Department of Pharmacology, Weill Medical College of Cornell University, New York, New York 10021

Received August 17, 2005; accepted November 17, 2005

Photooxidized tryptophan (TRP) in tissue culture medium elicits a transient cytochrome P450 (CYP1) induction response in cultured cells. We show here that exposure of TRP to window sunlight (aTRP) greatly increased the potency, efficacy, and duration of CYP1A induction by TRP in primary chick embryo hepatocytes and in vivo. Aqueous TRP exposed to sunlight for 7 days exhibited a 100-fold or greater increase in potency over TRP in medium. The induction response was sustained for at least 48 h and was comparable in efficacy to 2,3,7,8-tetrachlorodibenzo-p-dioxin. In hepatocytes, increases in mRNAs for CYP1A4 and CYP1A5, chick orthologs of mammalian CYP1A1 and 1A2, preceded increases in CYP1A proteins and enzyme activities, 7-ethoxyresorufin deethylase (EROD) for CYP1A4 and arachidonic acid epoxygenation for CYP1A5, consistent with a transcriptional mechanism.
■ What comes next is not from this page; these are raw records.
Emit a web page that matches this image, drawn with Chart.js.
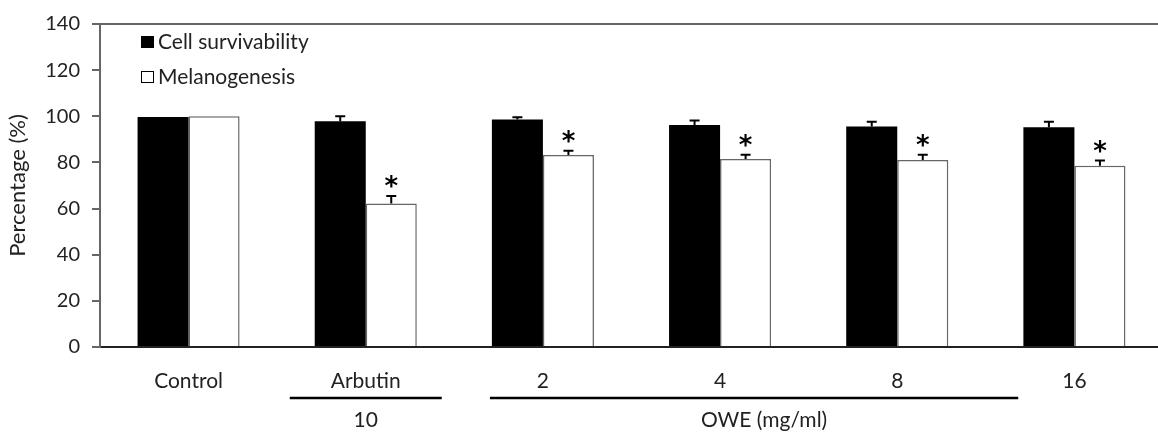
<!DOCTYPE html>
<html>
<head>
<meta charset="utf-8">
<script src="https://cdn.jsdelivr.net/npm/chart.js@4.4.1/dist/chart.umd.min.js"></script>
<style>
  html, body { margin: 0; padding: 0; background: #fff; overflow: hidden; }
  #wrap { position: relative; width: 1166px; height: 434px; }
</style>
</head>
<body>
<div id="wrap"><canvas id="chart"></canvas></div>
<script>
  /* data */
  var categories = ["Control", "Arbutin", "2", "4", "8", "16"];
  var cellSurvival = [99.7, 97.9, 98.6, 96.2, 95.6, 95.2];
  var cellSurvivalErr = [0, 2.1, 1.0, 2.0, 2.0, 2.4];
  var melanogenesis = [100, 62.2, 83.2, 81.5, 81.0, 78.6];
  var melanogenesisErr = [0, 3.3, 1.9, 1.8, 2.3, 2.2];
  var significant = [false, true, true, true, true, true];
  var yTicks = [0, 20, 40, 60, 80, 100, 120, 140];

  var groupLabels = ["10", "OWE (mg/ml)"];
  var groupStart = [1, 2];
  var groupEnd = [1, 4];

  var FONT = "Lato, 'Open Sans', sans-serif";
  var errs = [cellSurvivalErr, melanogenesisErr];

  /* error bars + asterisks */
  var errorBars = {
    id: "errorBars",
    afterDatasetsDraw: function (chart) {
      var ctx = chart.ctx;
      var y = chart.scales.y;
      ctx.save();
      chart.data.datasets.forEach(function (ds, d) {
        var meta = chart.getDatasetMeta(d);
        meta.data.forEach(function (bar, i) {
          var e = errs[d][i];
          if (!e) return;
          var top = y.getPixelForValue(ds.data[i] + e);
          ctx.strokeStyle = "#000";
          ctx.lineWidth = 2;
          ctx.beginPath();
          ctx.moveTo(bar.x, bar.y);
          ctx.lineTo(bar.x, top);
          ctx.moveTo(bar.x - 5, top);
          ctx.lineTo(bar.x + 5, top);
          ctx.stroke();
          if (d === 1 && significant[i]) {
            ctx.fillStyle = "#000";
            ctx.font = "bold 26px 'DejaVu Sans'";
            ctx.textAlign = "center";
            ctx.textBaseline = "alphabetic";
            ctx.fillText("*", bar.x, top - 1);
          }
        });
      });
      ctx.restore();
    }
  };

  /* legend in the top-left corner, top frame line, group brackets */
  var extras = {
    id: "extras",
    afterDraw: function (chart) {
      var ctx = chart.ctx;
      var area = chart.chartArea;
      var x = chart.scales.x;
      ctx.save();

      ctx.strokeStyle = "#666";
      ctx.lineWidth = 2;
      ctx.beginPath();
      ctx.moveTo(area.left, area.top);
      ctx.lineTo(chart.width, area.top);
      ctx.stroke();

      ctx.font = "21px " + FONT;
      ctx.textBaseline = "middle";
      ctx.textAlign = "left";
      var rows = [42, 77];
      chart.data.datasets.forEach(function (ds, d) {
        ctx.fillStyle = ds.backgroundColor;
        ctx.fillRect(141, rows[d] - 6, 13, 12);
        ctx.strokeStyle = "#000";
        ctx.lineWidth = 1;
        ctx.strokeRect(141.5, rows[d] - 5.5, 12, 11);
        ctx.fillStyle = "#222";
        ctx.fillText(ds.label, 158, rows[d]);
      });

      var pads = [[76, 76], [53, 121]];
      ctx.strokeStyle = "#000";
      ctx.lineWidth = 2.5;
      ctx.fillStyle = "#222";
      ctx.textAlign = "center";
      ctx.font = "21px " + FONT;
      groupLabels.forEach(function (lab, g) {
        var x0 = x.getPixelForValue(groupStart[g]) - pads[g][0];
        var x1 = x.getPixelForValue(groupEnd[g]) + pads[g][1];
        ctx.beginPath();
        ctx.moveTo(x0, 398);
        ctx.lineTo(x1, 398);
        ctx.stroke();
        ctx.fillText(lab, (x0 + x1) / 2 + (g ? 10 : 0), 420);
      });
      ctx.restore();
    }
  };

  new Chart("chart", {
    type: "bar",
    data: {
      labels: categories,
      datasets: [{
        label: "Cell survivability",
        data: cellSurvival,
        backgroundColor: "#000",
        borderColor: "#000",
        borderWidth: 0
      }, {
        label: "Melanogenesis",
        data: melanogenesis,
        backgroundColor: "#fff",
        borderColor: "#666",
        borderWidth: 1.5
      }]
    },
    options: {
      responsive: true,
      maintainAspectRatio: false,
      animation: false,
      layout: { padding: { top: 20, right: 3, left: 0, bottom: 0 } },
      datasets: { bar: { barPercentage: 1, categoryPercentage: 0.576 } },
      plugins: {
        legend: { display: false },
        tooltip: { enabled: false }
      },
      scales: {
        x: {
          grid: { display: false, drawTicks: false },
          border: { display: true, color: "#222", width: 2 },
          ticks: { color: "#222", font: { family: FONT, size: 21 }, padding: 22 },
          afterFit: function (s) { s.height = 87; }
        },
        y: {
          min: yTicks[0],
          max: yTicks[yTicks.length - 1],
          afterBuildTicks: function (s) {
            s.ticks = yTicks.map(function (v) { return { value: v }; });
          },
          grid: { drawOnChartArea: false, drawTicks: true, tickLength: 8, color: "#666", lineWidth: 2 },
          border: { display: true, color: "#666", width: 2 },
          ticks: { color: "#222", font: { family: FONT, size: 20 }, padding: 12 },
          title: {
            display: true,
            text: "Percentage (%)",
            color: "#222",
            font: { family: FONT, size: 22 },
            padding: { top: 5, bottom: 0 }
          },
          afterFit: function (s) { s.width = 100; }
        }
      }
    },
    plugins: [errorBars, extras]
  });
</script>
</body>
</html>
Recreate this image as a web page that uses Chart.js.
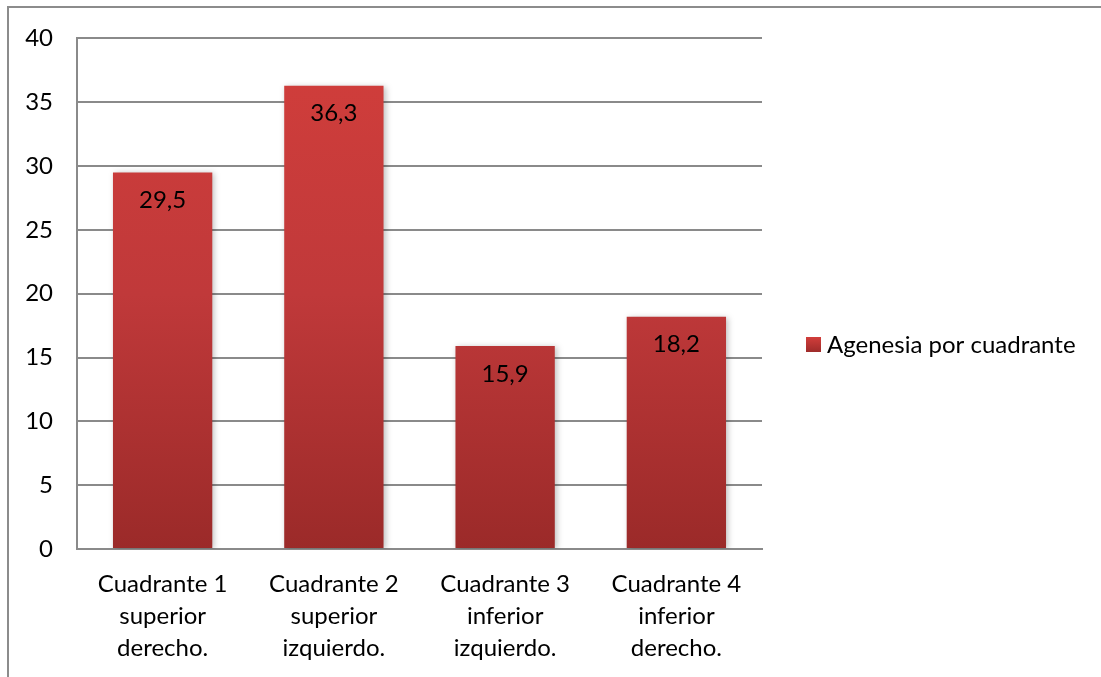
<!DOCTYPE html>
<html>
<head>
<meta charset="utf-8">
<script src="https://cdn.jsdelivr.net/npm/chart.js@4/dist/chart.umd.min.js"></script>
<style>
  html, body { margin: 0; padding: 0; background: #fff; }
  #wrap { position: relative; width: 1101px; height: 677px; }
</style>
</head>
<body>
<div id="wrap"><canvas id="chart" width="1101" height="677"></canvas></div>
<script>
const categories = [
  ["Cuadrante 1", "superior", "derecho."],
  ["Cuadrante 2", "superior", "izquierdo."],
  ["Cuadrante 3", "inferior", "izquierdo."],
  ["Cuadrante 4", "inferior", "derecho."],
];
const seriesName = "Agenesia por cuadrante";
const values = [29.5, 36.3, 15.9, 18.2];
const yTicks = { min: 0, max: 40, step: 5 };

const FONT = "Lato, 'Open Sans', sans-serif";
const FSIZE = 24;
const GRID = "#8a8a8a";

function barGradient(ctx) {
  const area = ctx.chart.chartArea;
  if (!area) return "#c0393a";
  const g = ctx.chart.ctx.createLinearGradient(0, area.top, 0, area.bottom);
  g.addColorStop(0, "#d23e3b");
  g.addColorStop(0.5, "#c0393a");
  g.addColorStop(1, "#9b2a29");
  return g;
}

// frame + value labels + legend
const decor = {
  id: "decor",
  beforeDraw(chart) {
    const c = chart.ctx;
    c.save();
    c.strokeStyle = "#8c8c8c";
    c.lineWidth = 2;
    c.beginPath();
    c.moveTo(8, 677);
    c.lineTo(8, 7);
    c.lineTo(1101, 7);
    c.stroke();
    c.restore();
  },
  beforeDatasetsDraw(chart) {
    const c = chart.ctx;
    c.save();
    c.shadowColor = "rgba(0,0,0,0.25)";
    c.shadowBlur = 6;
    c.shadowOffsetX = 2;
    c.shadowOffsetY = 1;
  },
  afterDatasetsDraw(chart) {
    const c = chart.ctx;
    c.restore();
    c.save();
    c.font = FSIZE + "px " + FONT;
    c.fillStyle = "#000";
    c.textAlign = "center";
    c.textBaseline = "middle";
    chart.getDatasetMeta(0).data.forEach((bar, i) => {
      c.fillText(String(values[i]).replace(".", ","), bar.x, bar.y + 28);
    });
    // legend
    const ly = 345;
    const g = c.createLinearGradient(0, ly - 8, 0, ly + 8);
    g.addColorStop(0, "#d23e3b");
    g.addColorStop(1, "#9b2a29");
    c.fillStyle = g;
    c.fillRect(806, ly - 8, 15, 15);
    c.fillStyle = "#000";
    c.textAlign = "left";
    c.fillText(seriesName, 827, ly);
    c.restore();
  },
};

new Chart(document.getElementById("chart"), {
  type: "bar",
  data: {
    labels: categories,
    datasets: [{
      label: seriesName,
      data: values,
      backgroundColor: barGradient,
      borderWidth: 0,
      categoryPercentage: 1,
      barPercentage: 0.58,
    }],
  },
  options: {
    responsive: false,
    animation: false,
    layout: { padding: { left: 17, top: 37, right: 339, bottom: 0 } },
    plugins: {
      legend: { display: false },
      tooltip: { enabled: false },
    },
    scales: {
      x: {
        grid: { display: false },
        border: { display: true, color: GRID, width: 2 },
        ticks: {
          color: "#000",
          padding: 11,
          maxRotation: 0,
          font: { family: FONT, size: FSIZE, lineHeight: 32 / FSIZE },
        },
        afterFit: (s) => { s.height = 128; },
      },
      y: {
        min: yTicks.min,
        max: yTicks.max,
        grid: { color: GRID, lineWidth: 2, drawTicks: false },
        border: { display: true, color: GRID, width: 2 },
        ticks: {
          stepSize: yTicks.step,
          color: "#000",
          padding: 24,
          font: { family: FONT, size: FSIZE },
        },
        afterFit: (s) => { s.width = 60; },
      },
    },
  },
  plugins: [decor],
});
</script>
</body>
</html>
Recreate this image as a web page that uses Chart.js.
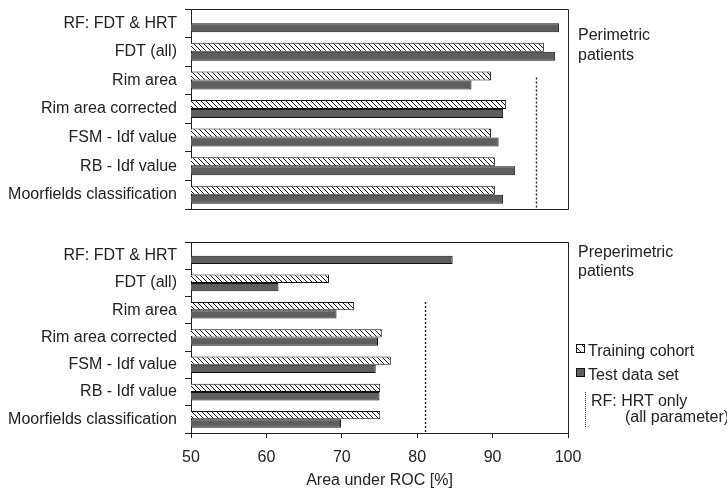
<!DOCTYPE html>
<html><head><meta charset="utf-8">
<script src="https://cdn.jsdelivr.net/npm/chart.js@4"></script>
<style>
body{margin:0;background:#fff;width:727px;height:492px;overflow:hidden;position:relative;font-family:"Liberation Sans",Arial,sans-serif;color:#222}
canvas{position:absolute;left:0}
.t{position:absolute;font-size:16px;line-height:16px;white-space:nowrap}
.sw{position:absolute;width:7px;height:7px;border:1px solid #111}
</style></head><body>
<canvas id="topc" width="727" height="215" style="top:0"></canvas>
<canvas id="botc" width="727" height="267" style="top:225px"></canvas>
<div class="t" style="left:578px;top:27px">Perimetric</div>
<div class="t" style="left:578px;top:46.5px">patients</div>
<div class="t" style="left:578px;top:244px">Preperimetric</div>
<div class="t" style="left:578px;top:262.5px">patients</div>
<div class="sw" style="left:576px;top:344px;background:repeating-linear-gradient(45deg,#fff 0 2.2px,#111 2.2px 3.4px,#fff 3.4px 5.6px)"></div>
<div class="t" style="left:588px;top:343px">Training cohort</div>
<div class="sw" style="left:576px;top:368px;background:#5e5e5e"></div>
<div class="t" style="left:588px;top:366.5px">Test data set</div>
<div style="position:absolute;left:585px;top:392px;height:35px;border-left:1.3px dotted #333"></div>
<div class="t" style="left:591px;top:393px">RF: HRT only</div>
<div class="t" style="left:625px;top:409px">(all parameter)</div>
<script>
const categories = ["RF: FDT & HRT","FDT (all)","Rim area","Rim area corrected","FSM - Idf value","RB - Idf value","Moorfields classification"];
const seriesNames = ["Training cohort","Test data set"];
const periTraining = [null,96.8,89.8,91.8,89.8,90.3,90.3];
const periTest = [98.8,98.3,87.2,91.4,90.8,93.0,91.4];
const preTraining = [null,68.3,71.6,75.3,76.5,75.1,75.1];
const preTest = [84.7,61.6,69.3,74.8,74.5,75.0,69.9];
const hrtOnly = [95.8,81.0];
const xTicks = [50,60,70,80,90,100];
const xTitle = "Area under ROC [%]";

const FONT = {family:'"Liberation Sans", Arial, sans-serif', size:16};
const INK = '#222';

function hatch(){
  const c=document.createElement('canvas'); c.width=c.height=5;
  const g=c.getContext('2d'); g.fillStyle='#fff'; g.fillRect(0,0,5,5);
  g.strokeStyle='#111'; g.lineWidth=1;
  g.beginPath();
  for(const k of [-5,0,5]){ g.moveTo(-1,-1+k); g.lineTo(6,6+k); }
  g.stroke();
  return g.createPattern(c,'repeat');
}

const boxPlugin = {id:'box', afterDraw(chart){
  const {ctx, chartArea:a} = chart;
  ctx.save(); ctx.strokeStyle=INK; ctx.lineWidth=1;
  ctx.beginPath();
  ctx.moveTo(a.left, Math.round(a.top)+0.5); ctx.lineTo(Math.round(a.right)+0.5, Math.round(a.top)+0.5);
  ctx.lineTo(Math.round(a.right)+0.5, Math.round(a.bottom)+0.5);
  if(chart.options.plugins.box.bottom){ ctx.lineTo(a.left, Math.round(a.bottom)+0.5); }
  ctx.stroke(); ctx.restore();
}};
const refPlugin = {id:'refLine', afterDatasetsDraw(chart, args, opts){
  const {ctx, chartArea:a} = chart;
  const x = Math.round(chart.scales.x.getPixelForValue(opts.value))+0.5;
  const y0 = chart.scales.y.getPixelForValue(opts.from);
  ctx.save(); ctx.strokeStyle='#222'; ctx.lineWidth=1.4; ctx.setLineDash([2,2]);
  ctx.beginPath(); ctx.moveTo(x,y0); ctx.lineTo(x,a.bottom); ctx.stroke(); ctx.restore();
}};

function make(id, train, test, refVal, refFrom, isBottom, catPct){
  const pat = hatch();
  const xScale = {type:'linear', min:xTicks[0], max:xTicks[xTicks.length-1], display:isBottom,
    afterBuildTicks:s=>{s.ticks=xTicks.map(v=>({value:v}));},
    grid:{drawOnChartArea:false, drawTicks:true, tickLength:5, color:INK, tickColor:INK},
    border:{display:true, color:INK, width:1},
    ticks:{font:FONT, color:INK, padding:10, maxRotation:0},
    title:{display:true, text:xTitle, font:FONT, color:INK, padding:{top:0,bottom:1.5}}
  };
  if(isBottom) xScale.afterFit = s=>{s.height=59;};
  return new Chart(document.getElementById(id), {
    type:'bar',
    data:{labels:categories, datasets:[
      {label:seriesNames[0], data:train, backgroundColor:pat, borderColor:'#111', borderWidth:1, borderSkipped:false},
      {label:seriesNames[1], data:test, backgroundColor:'#5e5e5e', borderColor:'#111', borderWidth:1, borderSkipped:false}
    ]},
    options:{
      indexAxis:'y', responsive:false, animation:false, devicePixelRatio:1,
      datasets:{bar:{categoryPercentage:catPct, barPercentage:1}},
      layout:{padding: isBottom ? {top:17,right:159,bottom:0,left:0} : {top:9,right:159,bottom:6,left:0}},
      plugins:{legend:{display:false}, tooltip:{enabled:false}, box:{bottom:!isBottom},
        refLine:{value:refVal, from:refFrom}},
      scales:{
        x:xScale,
        y:{type:'category', offset:true,
          afterFit:s=>{s.width=191; s.paddingTop=0; s.paddingBottom=0;},
          grid:{offset:true, drawOnChartArea:false, drawTicks:true, tickLength:6, color:INK, tickColor:INK},
          border:{display:true, color:INK, width:1},
          ticks:{font:FONT, color:INK, padding:8, autoSkip:false}
        }
      }
    },
    plugins:[boxPlugin, refPlugin]
  });
}
make('topc', periTraining, periTest, hrtOnly[0], 1.9, false, 0.63);
make('botc', preTraining, preTest, hrtOnly[1], 1.7, true, 0.61);
</script>
</body></html>
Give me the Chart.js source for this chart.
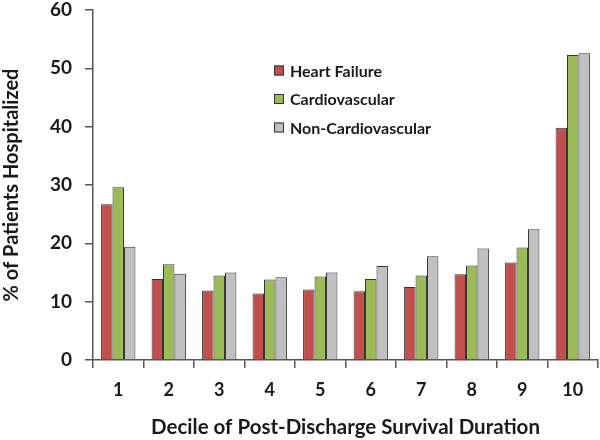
<!DOCTYPE html>
<html>
<head>
<meta charset="utf-8">
<script src="https://cdn.jsdelivr.net/npm/chart.js@4/dist/chart.umd.min.js"></script>
<style>
  html, body { margin: 0; padding: 0; background: #fff; }
  #wrap { width: 600px; height: 440px; }
</style>
</head>
<body>
<div id="wrap"><canvas id="chart" width="600" height="440"></canvas></div>
<script>
// === Data ===
const deciles = ["1", "2", "3", "4", "5", "6", "7", "8", "9", "10"];
const heartFailure = [26.7, 13.9, 11.9, 11.4, 12.1, 11.8, 12.5, 14.7, 16.7, 39.8];
const cardiovascular = [29.6, 16.4, 14.5, 13.8, 14.3, 13.9, 14.5, 16.2, 19.3, 52.3];
const nonCardiovascular = [19.4, 14.8, 15.0, 14.2, 15.0, 16.1, 17.8, 19.1, 22.4, 52.6];
const yTicks = [0, 10, 20, 30, 40, 50, 60];

const FONT = "Lato, 'Open Sans', sans-serif";
const INK = "#1a1a1a";
const AXIS = "#555";

// legend drawn inside the plot area
const insideLegend = {
    id: "insideLegend",
    afterDraw(chart) {
        const ctx = chart.ctx;
        const x = 274, y0 = 70.5, step = 28.5, box = 10;
        ctx.save();
        ctx.font = "bold 16px " + FONT;
        ctx.textBaseline = "middle";
        chart.data.datasets.forEach((ds, i) => {
            const y = y0 + i * step;
            ctx.fillStyle = ds.backgroundColor;
            ctx.fillRect(x, y - box / 2, box, box);
            ctx.strokeStyle = "#333";
            ctx.lineWidth = 1;
            ctx.strokeRect(x + 0.5, y - box / 2 + 0.5, box - 1, box - 1);
            ctx.fillStyle = INK;
            ctx.fillText(ds.label, x + 16, y + 1);
        });
        ctx.restore();
    }
};

new Chart(document.getElementById("chart"), {
    type: "bar",
    data: {
        labels: deciles,
        datasets: [
            { label: "Heart Failure", data: heartFailure, backgroundColor: "#C0504D" },
            { label: "Cardiovascular", data: cardiovascular, backgroundColor: "#9BBB59" },
            { label: "Non-Cardiovascular", data: nonCardiovascular, backgroundColor: "#C0C0C0" }
        ].map(d => Object.assign(d, {
            borderColor: "#333",
            borderWidth: 1,
            categoryPercentage: 0.68,
            barPercentage: 1.0
        }))
    },
    options: {
        responsive: false,
        animation: false,
        layout: { padding: { top: 0, right: 2, left: 0, bottom: 0 } },
        plugins: { legend: { display: false }, tooltip: { enabled: false } },
        scales: {
            x: {
                offset: true,
                grid: { display: true, offset: true, drawOnChartArea: false, drawTicks: true, tickLength: 8, color: AXIS, lineWidth: 1.5 },
                border: { color: AXIS, width: 1.5 },
                ticks: { color: INK, font: { family: FONT, size: 18, weight: "bold" }, padding: 11, maxRotation: 0 },
                title: { display: true, text: "Decile of Post-Discharge Survival Duration", color: INK,
                         font: { family: FONT, size: 20.5, weight: "bold" }, padding: { top: 10, bottom: 0 } },
                afterFit(scale) { scale.height = 80; }
            },
            y: {
                min: 0, max: 60,
                afterBuildTicks(scale) { scale.ticks = yTicks.map(v => ({ value: v })); },
                grid: { display: true, drawOnChartArea: false, drawTicks: true, tickLength: 8, color: AXIS, lineWidth: 1.5 },
                border: { color: AXIS, width: 1.5 },
                ticks: { color: INK, font: { family: FONT, size: 19, weight: "bold" }, padding: 13 },
                title: { display: true, text: "% of Patients Hospitalized", color: INK,
                         font: { family: FONT, size: 20, weight: "bold" }, padding: { top: 0, bottom: 4 } },
                afterFit(scale) {
                    scale.width = 93;
                    scale.paddingTop = 10;
                    scale.paddingBottom = 0;
                }
            }
        }
    },
    plugins: [insideLegend]
});
</script>
</body>
</html>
Aryl hydrocarbon receptor (AhR) dependence was evidenced by aTRP induction of EROD in wild-type Hepa1c1c7 cells but not in AhR-defective (c35) mutants. Preparations of aTRP were stable for many months at 4°C and were relatively resistant to metabolism by hepatocytes or liver microsomes. Fractionation of aTRP by HPLC analysis coupled with EROD assays showed that aTRP contained multiple photoproducts and CYP1A inducing components, which varied in sensitivity to metabolism by hepatocytes. The previously identified TRP photoproduct, 6-formylindolo[3,2-b]carbazole (FICZ), was one component, but FICZ was not required for CYP1A induction by the aTRP mixture. These findings identify the indoor environment, and window sunlight in particular, as a new source of CYP1A inducers. Further, the evidence that biologically active metabolites of an endogenous substrate, arachidonic acid, are formed by aTRP-induced CYP1A provides a pathway by which TRP photoproducts, like toxic xenobiotics, could have significant physiologic effects.

Key Words: tryptophan photooxidation; chick embryo; CYP1A4; CYP1A5; dioxin; arachidonic acid epoxygenation; sunlight.